**GIVEN EXERCISE**
Can you copy out the data exactly? Leave the images out.

**INFORMATION SHOWN**
>>>

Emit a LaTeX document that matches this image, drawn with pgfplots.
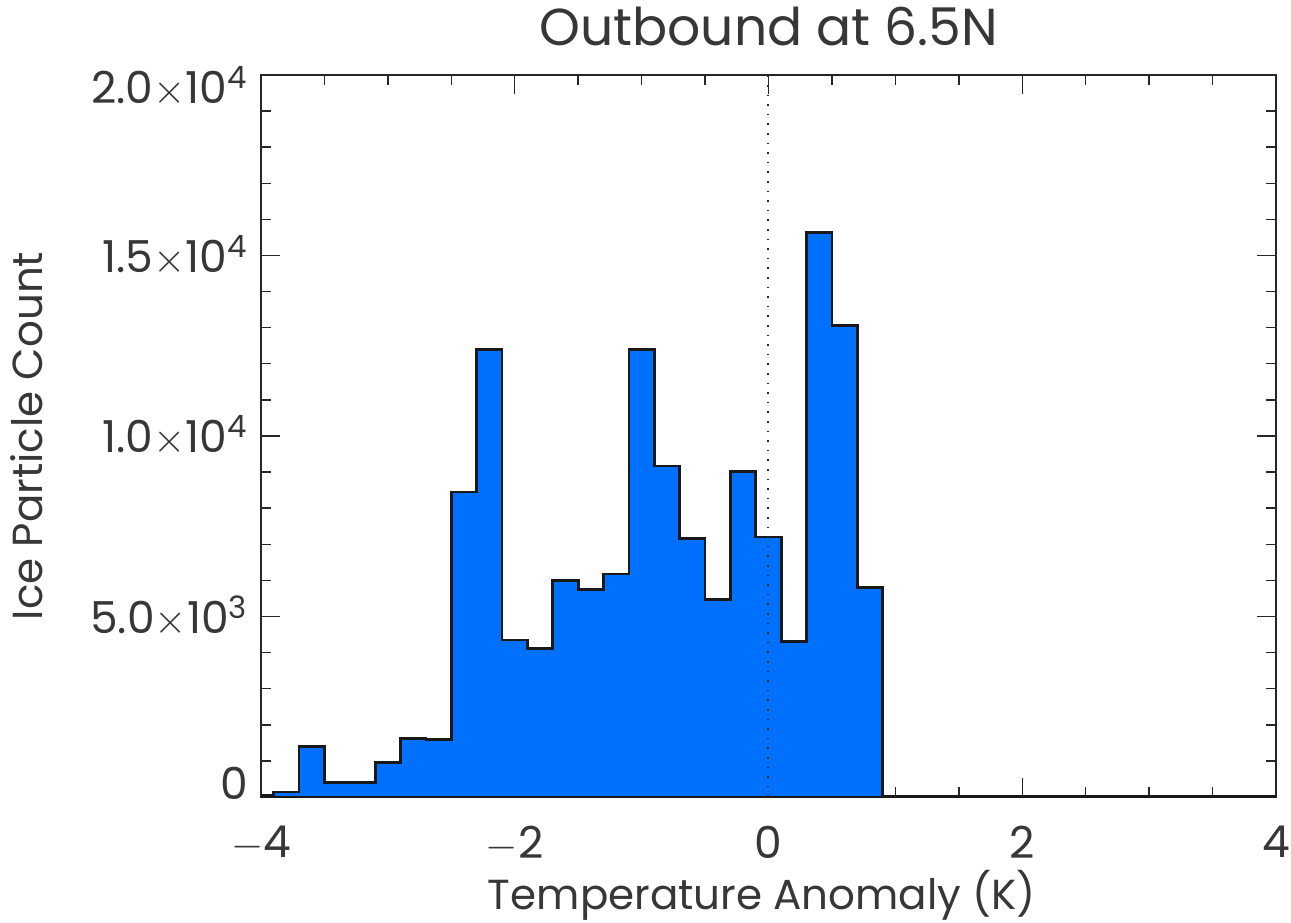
\documentclass[border=0pt]{standalone}
\usepackage{fontspec}
\setmainfont{Poppins}
\usepackage{pgfplots}
\pgfplotsset{compat=1.18}
\definecolor{histblue}{RGB}{0,112,255}
\definecolor{txt}{RGB}{55,55,55}
\begin{document}
\begin{tikzpicture}
\path[use as bounding box] (0,0) rectangle (645.5pt,461pt);
\begin{axis}[
  at={(130.5pt,62.5pt)}, anchor=south west,
  scale only axis, width=507.5pt, height=361pt,
  xmin=-4, xmax=4, ymin=0, ymax=20000,
  axis line style={line width=0.8pt, black!85},
  xtick={-4,-2,0,2,4},
  xticklabels={{$-$4},{$-$2},0,2,4},
  minor x tick num=3,
  ytick={0,5000,10000,15000,20000},
  yticklabels={{\raisebox{7pt}[\height][\depth]{0}},{5.0$\times$10\textsuperscript{3}},{1.0$\times$10\textsuperscript{4}},{1.5$\times$10\textsuperscript{4}},{\raisebox{-6pt}[\height][\depth]{2.0$\times$10\textsuperscript{4}}}},
  minor y tick num=4,
  scaled y ticks=false,
  tick align=inside,
  major tick length=9.5pt, minor tick length=5pt,
  tick style={line width=0.7pt, black!85},
  ticklabel style={font=\fontsize{22}{26}\selectfont, text=txt},
  xticklabel style={yshift=-11pt},
  yticklabel style={xshift=-3pt},
  title={Outbound at 6.5N},
  title style={at={(axis description cs:0.5,1.051)}, anchor=center, font=\fontsize{26}{30}\selectfont, text=txt},
  xlabel={Temperature Anomaly (K)},
  xlabel style={at={(axis description cs:0.4935,-0.1357)}, anchor=center, font=\fontsize{21}{25}\selectfont, text=txt},
  ylabel={Ice Particle Count},
  ylabel style={at={(axis description cs:-0.231,0.5)}, anchor=center, rotate=0, font=\fontsize{21}{25}\selectfont, text=txt},
]
\addplot[const plot mark left, fill=histblue, draw=black!90, line width=1.4pt] coordinates {
(-4.0,50) (-3.9,140) (-3.7,1400) (-3.5,400) (-3.3,400) (-3.1,950)
(-2.9,1620) (-2.7,1600) (-2.5,8450) (-2.3,12390) (-2.1,4350) (-1.9,4120)
(-1.7,6000) (-1.5,5750) (-1.3,6180) (-1.1,12390) (-0.9,9170) (-0.7,7150)
(-0.5,5460) (-0.3,9020) (-0.1,7200) (0.1,4310) (0.3,15640) (0.5,13070)
(0.7,5800) (0.9,30) (1.1,30) (1.3,30) (1.5,30) (1.7,30) (1.9,30) (2.1,30)
(2.3,30) (2.5,30) (2.7,30) (2.9,30) (3.1,30) (3.3,30) (3.5,30) (3.7,30)
(3.9,30) (4.0,30)
} \closedcycle;
\addplot[dash pattern=on 0.8pt off 4pt, line width=1pt, black!85] coordinates {(0,0) (0,20000)};
\end{axis}
\end{tikzpicture}
\end{document}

<<<

**RESPONSE**
Emit a LaTeX document that matches this image, drawn with pgfplots.
\documentclass[border=0pt]{standalone}
\usepackage{fontspec}
\setmainfont{Poppins}
\usepackage{pgfplots}
\pgfplotsset{compat=1.18}
\definecolor{histblue}{RGB}{0,112,255}
\definecolor{txt}{RGB}{55,55,55}
\begin{document}
\begin{tikzpicture}
\path[use as bounding box] (0,0) rectangle (645.5pt,461pt);
\begin{axis}[
  at={(130.5pt,62.5pt)}, anchor=south west,
  scale only axis, width=507.5pt, height=361pt,
  xmin=-4, xmax=4, ymin=0, ymax=20000,
  axis line style={line width=0.8pt, black!85},
  xtick={-4,-2,0,2,4},
  xticklabels={{$-$4},{$-$2},0,2,4},
  minor x tick num=3,
  ytick={0,5000,10000,15000,20000},
  yticklabels={{\raisebox{7pt}[\height][\depth]{0}},{5.0$\times$10\textsuperscript{3}},{1.0$\times$10\textsuperscript{4}},{1.5$\times$10\textsuperscript{4}},{\raisebox{-6pt}[\height][\depth]{2.0$\times$10\textsuperscript{4}}}},
  minor y tick num=4,
  scaled y ticks=false,
  tick align=inside,
  major tick length=9.5pt, minor tick length=5pt,
  tick style={line width=0.7pt, black!85},
  ticklabel style={font=\fontsize{22}{26}\selectfont, text=txt},
  xticklabel style={yshift=-11pt},
  yticklabel style={xshift=-3pt},
  title={Outbound at 6.5N},
  title style={at={(axis description cs:0.5,1.051)}, anchor=center, font=\fontsize{26}{30}\selectfont, text=txt},
  xlabel={Temperature Anomaly (K)},
  xlabel style={at={(axis description cs:0.4935,-0.1357)}, anchor=center, font=\fontsize{21}{25}\selectfont, text=txt},
  ylabel={Ice Particle Count},
  ylabel style={at={(axis description cs:-0.231,0.5)}, anchor=center, rotate=0, font=\fontsize{21}{25}\selectfont, text=txt},
]
\addplot[const plot mark left, fill=histblue, draw=black!90, line width=1.4pt] coordinates {
(-4.0,50) (-3.9,140) (-3.7,1400) (-3.5,400) (-3.3,400) (-3.1,950)
(-2.9,1620) (-2.7,1600) (-2.5,8450) (-2.3,12390) (-2.1,4350) (-1.9,4120)
(-1.7,6000) (-1.5,5750) (-1.3,6180) (-1.1,12390) (-0.9,9170) (-0.7,7150)
(-0.5,5460) (-0.3,9020) (-0.1,7200) (0.1,4310) (0.3,15640) (0.5,13070)
(0.7,5800) (0.9,30) (1.1,30) (1.3,30) (1.5,30) (1.7,30) (1.9,30) (2.1,30)
(2.3,30) (2.5,30) (2.7,30) (2.9,30) (3.1,30) (3.3,30) (3.5,30) (3.7,30)
(3.9,30) (4.0,30)
} \closedcycle;
\addplot[dash pattern=on 0.8pt off 4pt, line width=1pt, black!85] coordinates {(0,0) (0,20000)};
\end{axis}
\end{tikzpicture}
\end{document}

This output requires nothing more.